U.S. National Natural Landmark
- Designated: 1970

= Moggy Hollow Natural Area =

Nature preserve in Far Hills, Somerset County, New Jersey

The Moggy Hollow Natural Area is a 14 acre nature preserve in Far Hills, Somerset County, New Jersey, United States. As the Wisconsin Glacier advanced, Glacial Lake Passaic formed eventually rising until it found an outlet at Moggy Hollow, draining to the Raritan River. It was designated a National Natural Landmark in January 1970.

==Geology==
The Wisconsin glacier expanded and closed off lower height gaps to the north, forming Lake Passaic. As the lake continued to grow to a maximum depth around 240 ft, it found its outlet out of the basin at Moggy Hollow at the western edge of the lake.
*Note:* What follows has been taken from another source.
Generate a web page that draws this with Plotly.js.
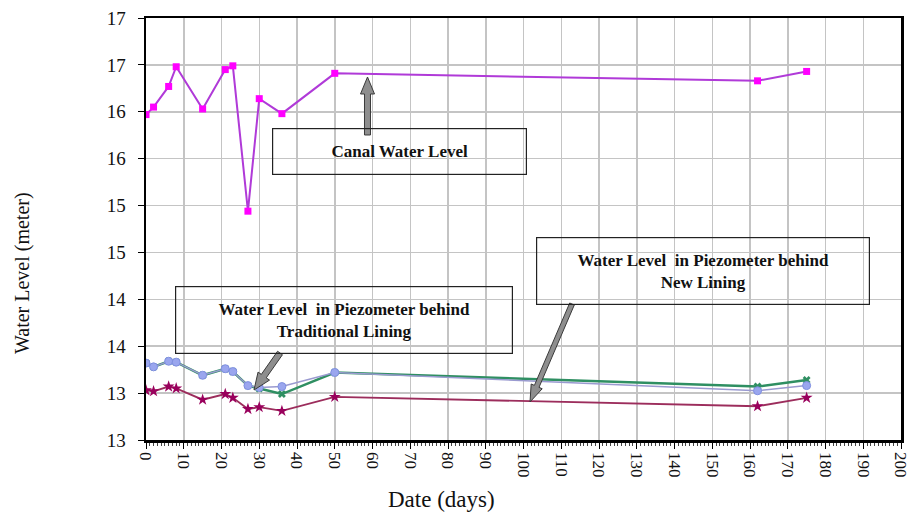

The ledge of harder basaltic rock at 331 ft above sea level served as a spillway for Lake Passaic carving a deep ravine out of the softer soil as the lake drained. Even as the glacier retreated, Moggy Hollow remained the main outlet due to debris left at Millburn until Little Falls and Paterson emerged from the ice. There were several post glacial lakes which formed above Moggy Hollow, bringing the ledge to its current height.

==History==
The property is owned and managed by the Raritan Headwaters Association. Most of the current site was donated to the association on November 4, 1967, by J. Malcolm Belcher, a former mayor of Far Hills, on behalf of the Belcher family. The remainder of the site was acquired from Leonard J. Buck.

==Visiting==
The ravine is located adjacent to and above the Leonard J. Buck Garden. Visitors can either ask to cross the Buck Garden to reach the lower portion of the ravine, or park above on Liberty Corner Road to access the top of the ledge. Portions of the hollow are steep and dangerous.